We tend to regard the past as a simpler time, primitive and uncomplicated. While that can be a naive perspective, it is easy to look at how far we’ve come in a few decades, generations, even centuries, and marvel at the progress on multiple levels. But human evolution over that same period is minimal if not non-existent. We are, at some essential, biological or core level, practically the same people we would have been 50 years or 200 years ago.
Technological advances – the spread of human learning, ingenuity, and development – have radically shifted our experience and understanding of our world, and continue to do so. We see our planet as an island in space – globular, revolving in day, seasonal and annual cycles – instead of a flat disk circled by the heavens, and recognize both the impact we can have on it, and the importance of maintaining it as a hospitable environment. We see our own bodies as composed of identifiable, complex and interconnected components that suffer from attacks by tiny organisms invisible to the naked eye, and responsive to lab-generated compounds instead of the applications of leeches, letting of blood, or infusion of elixirs comprised of excrement and weeds. And we’re developing new and better solutions all the time as we continue to learn about ourselves and the world around us.
1. Technology is changing the way we learn.

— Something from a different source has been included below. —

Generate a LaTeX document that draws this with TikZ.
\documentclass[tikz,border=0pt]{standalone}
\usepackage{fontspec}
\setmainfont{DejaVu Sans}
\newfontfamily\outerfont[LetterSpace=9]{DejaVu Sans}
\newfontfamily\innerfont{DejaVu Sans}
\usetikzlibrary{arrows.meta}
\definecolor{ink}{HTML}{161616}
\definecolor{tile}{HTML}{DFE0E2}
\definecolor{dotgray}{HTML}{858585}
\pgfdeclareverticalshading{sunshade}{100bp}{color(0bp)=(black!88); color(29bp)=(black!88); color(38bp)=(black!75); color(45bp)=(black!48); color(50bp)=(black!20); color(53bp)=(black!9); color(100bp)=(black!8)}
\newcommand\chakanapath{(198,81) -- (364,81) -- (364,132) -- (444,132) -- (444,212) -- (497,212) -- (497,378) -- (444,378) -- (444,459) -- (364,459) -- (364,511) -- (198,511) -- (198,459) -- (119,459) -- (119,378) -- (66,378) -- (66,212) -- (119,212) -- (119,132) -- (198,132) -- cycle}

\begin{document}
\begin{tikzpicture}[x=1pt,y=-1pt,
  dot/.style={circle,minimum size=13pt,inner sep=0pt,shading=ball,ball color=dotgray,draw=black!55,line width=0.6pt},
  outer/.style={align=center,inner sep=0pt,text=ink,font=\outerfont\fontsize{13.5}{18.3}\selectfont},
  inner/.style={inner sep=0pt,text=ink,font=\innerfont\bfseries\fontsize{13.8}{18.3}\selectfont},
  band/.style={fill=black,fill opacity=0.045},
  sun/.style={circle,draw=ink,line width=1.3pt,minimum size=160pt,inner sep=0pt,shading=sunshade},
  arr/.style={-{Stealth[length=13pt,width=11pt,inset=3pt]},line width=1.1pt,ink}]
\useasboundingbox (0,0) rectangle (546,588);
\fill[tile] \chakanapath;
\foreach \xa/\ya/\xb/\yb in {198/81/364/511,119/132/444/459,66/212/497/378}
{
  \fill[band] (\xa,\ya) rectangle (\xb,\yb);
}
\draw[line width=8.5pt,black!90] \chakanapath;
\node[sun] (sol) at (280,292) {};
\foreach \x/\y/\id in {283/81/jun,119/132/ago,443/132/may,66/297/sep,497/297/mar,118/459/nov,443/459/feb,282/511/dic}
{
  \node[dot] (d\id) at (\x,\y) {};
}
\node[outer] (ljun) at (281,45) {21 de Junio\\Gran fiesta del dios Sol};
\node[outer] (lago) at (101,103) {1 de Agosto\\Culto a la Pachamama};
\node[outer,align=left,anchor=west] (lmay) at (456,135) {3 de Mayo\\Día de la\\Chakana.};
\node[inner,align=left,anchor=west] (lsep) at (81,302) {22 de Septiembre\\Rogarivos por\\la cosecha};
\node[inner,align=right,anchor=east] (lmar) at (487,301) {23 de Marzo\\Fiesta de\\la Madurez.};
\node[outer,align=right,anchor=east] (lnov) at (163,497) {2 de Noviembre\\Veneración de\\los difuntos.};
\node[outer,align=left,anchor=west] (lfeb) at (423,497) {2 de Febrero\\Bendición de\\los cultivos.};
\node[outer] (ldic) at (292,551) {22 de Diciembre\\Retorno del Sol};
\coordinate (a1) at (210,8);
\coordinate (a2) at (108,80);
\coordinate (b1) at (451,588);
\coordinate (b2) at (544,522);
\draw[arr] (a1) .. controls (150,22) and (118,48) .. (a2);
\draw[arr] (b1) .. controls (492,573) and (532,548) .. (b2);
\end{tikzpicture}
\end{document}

Once upon a time information was passed along verbally – the only way to learn from others, was to hear and remember. Then we developed writing and language-carrying devices – reeds or feathers or styluses, ink, wax tablets or vellum or paper, with a huge bump in efficiency once mass-production in the form of printing presses came along. While written knowledge was a huge step forward in learning and teaching, representing the ability to access more knowledge than you could remember at any given time, the effort, time and resources required to search out written information incentivized memorization of useful knowledge. With the capacity of the Internet and digital devices to search libraries of information easily and quickly, the most valuable learning skill has shifted from memorization to search skills – and our brains are changing as a result. Less space is given over to storing facts and information that a machine can do (better) – and as a result, more mental capacity is going to things like critical thinking, active learning, and flexible creative problem solving.
2. Technology is changing the way we communicate.

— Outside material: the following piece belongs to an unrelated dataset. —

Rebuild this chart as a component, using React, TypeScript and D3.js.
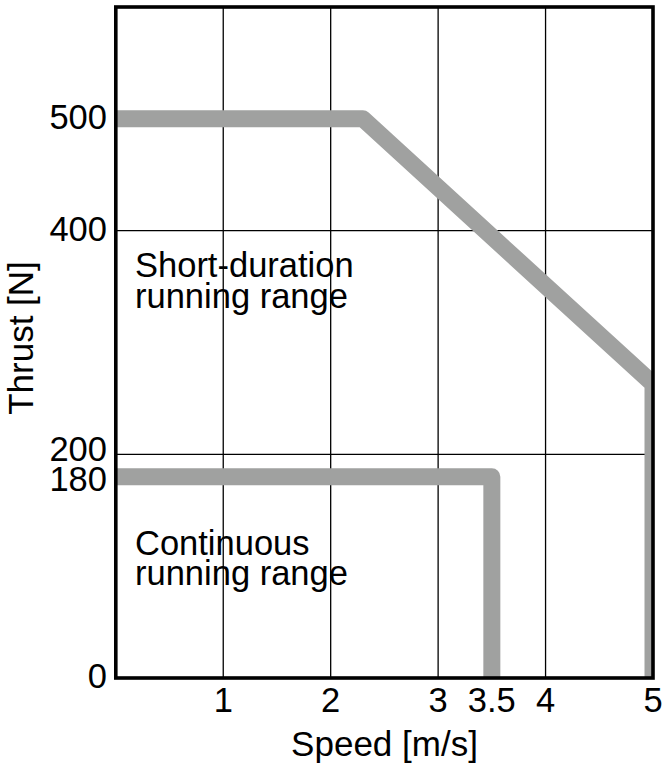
import React from "react";
import * as d3 from "d3";

const speedTicks = [1, 2, 3, 3.5, 4, 5];
const thrustTicks = [0, 180, 200, 400, 500];
const gridSpeeds = [1, 2, 3, 4];
const gridThrusts = [200, 400];
const shortDurationCurve: [number, number][] = [
  [0, 500],
  [2.3, 500],
  [5, 263],
  [5, 0],
];
const continuousCurve: [number, number][] = [
  [0, 180],
  [3.5, 180],
  [3.5, 0],
];
const regionLabels = [
  ["Short-duration", "running range"],
  ["Continuous", "running range"],
];

const W = 664;
const H = 771;
const FONT = "'Liberation Sans', Arial, Helvetica, sans-serif";

export default function App() {
  const x = d3.scaleLinear().domain([0, 5]).range([115.8, 653]);
  const y = d3.scaleLinear().domain([0, 600]).range([678, 7]);
  const line = d3
    .line<[number, number]>()
    .x((d) => x(d[0]))
    .y((d) => y(d[1]));
  const gray = "#a0a1a0";
  const lw = 17;
  const labelBaselines = [
    [277, 308],
    [555, 585],
  ];

  return (
    <svg
      width={W}
      height={H}
      style={{ position: "absolute", left: 0, top: 0, background: "#fff" }}
      fontFamily={FONT}
    >
      <defs>
        <clipPath id="plotClip">
          <rect x={x(0)} y={y(600)} width={x(5) - x(0)} height={y(0) - y(600)} />
        </clipPath>
      </defs>
      <rect width={W} height={H} fill="#fff" />
      {gridSpeeds.map((s) => (
        <line key={"gx" + s} x1={x(s)} x2={x(s)} y1={y(0)} y2={y(600)} stroke="#000" strokeWidth={1.3} />
      ))}
      {gridThrusts.map((t) => (
        <line key={"gy" + t} x1={x(0)} x2={x(5)} y1={y(t)} y2={y(t)} stroke="#000" strokeWidth={1.3} />
      ))}
      <g clipPath="url(#plotClip)">
        <path d={line(shortDurationCurve) || ""} fill="none" stroke={gray} strokeWidth={lw} strokeLinejoin="round" />
        <path d={line(continuousCurve) || ""} fill="none" stroke={gray} strokeWidth={lw} strokeLinejoin="round" />
      </g>
      <rect
        x={x(0)}
        y={y(600)}
        width={x(5) - x(0)}
        height={y(0) - y(600)}
        fill="none"
        stroke="#000"
        strokeWidth={3.6}
      />
      {regionLabels.map((r, i) => (
        <text key={"rl" + i} fontSize={34.5} fill="#000">
          <tspan x={135} y={labelBaselines[i][0]}>{r[0]}</tspan>
          <tspan x={135} y={labelBaselines[i][1]}>{r[1]}</tspan>
        </text>
      ))}
      {thrustTicks.map((t) => (
        <text
          key={"ty" + t}
          x={107}
          y={y(t)}
          dy={t === 200 ? "0.2em" : t === 180 ? "0.4em" : "0.3em"}
          textAnchor="end"
          fontSize={34.5}
          fill="#000"
        >
          {t}
        </text>
      ))}
      {speedTicks.map((s) => (
        <text key={"tx" + s} x={x(s)} y={712} textAnchor="middle" fontSize={34.5} fill="#000">
          {s}
        </text>
      ))}
      <text x={384.5} y={756} textAnchor="middle" fontSize={35} fill="#000">
        Speed [m/s]
      </text>
      <text
        transform={`translate(33, 338) rotate(-90)`}
        textAnchor="middle"
        fontSize={35}
        fill="#000"
      >
        Thrust [N]
      </text>
    </svg>
  );
}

You have more access to other people – friends and strangers – than ever before, through not only telephone, but instant video-calling, and coming soon to a headset near you, virtual reality. Web-based interactions such as social media take the instant worldwide access of direct calling one step further by broadcasting messages and information. While you can know more about a larger pool of people than you could possibly have had access to in the past, this comes with a built-in layer of detachment not found in direct, in-person interactions. The added flexibility and increased access of communication facilitated by technology can be an incredible benefit, or an isolating experience depending on your usage.
3. Technology is changing our relationship to the environment.

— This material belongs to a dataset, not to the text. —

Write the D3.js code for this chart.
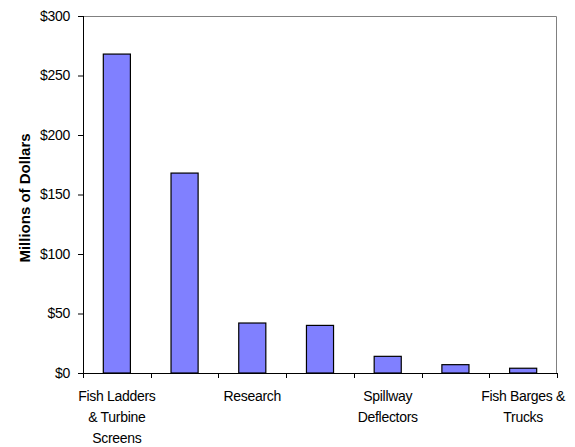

We’ve done some harm to the world we live in – coal and natural gas power, forest clear-cutting, overfishing/hunting, and global warming come to mind. But while human development and technology have unquestionably contributed to environmental damage, they also offer incredible opportunities to better understand and positively influence the world around us. The more we understand what has gone on in the past, what is currently occurring and where those trends are headed, the better we can respond with informed solutions. The rise of online learning programs for Environmental Science, Geographic Information Science (GIS) and applied environmental technologies extends the opportunity for committed and proactive individuals to learn more and make a difference from anywhere in the world – for example, you can get your GIS online from USC.
4. Technology is changing our interactions with other organisms.
On the one side, we’re learning from the natural world, with advancements in medicine, communication and consumer-facing technology inspired by animals and plants. On the other, we’re gaining the ability to share our world better with the living creatures around us by understanding their needs and shaping development and technology to take that into account.
5. Technology is changing the way we make and spend money.
Digital virtual assistants and bots. Shared, app-summoned or self-driving cars. Crypto-currency and blockchain. Remote work, the Gig Economy, and the On-Demand or Sharing Economy. Automation has moved far beyond the factory, and it may be making your life better and worse at the same time. The enormous potential for creative and efficient solutions to every conceivable problem are balanced by all the same human issues – namely the abuse and centralization of power and the distribution of wealth. Oh, with the added question of if the robots will decide to take over the earth post-singularity.
Technology continues to impact our understanding of every aspect of the world around us, and increase opportunities to interact with and impact it. With the right choices and commitment to learning and adapting, we have the opportunity to elevate the human experience and the world around us to heights we currently can’t even imagine.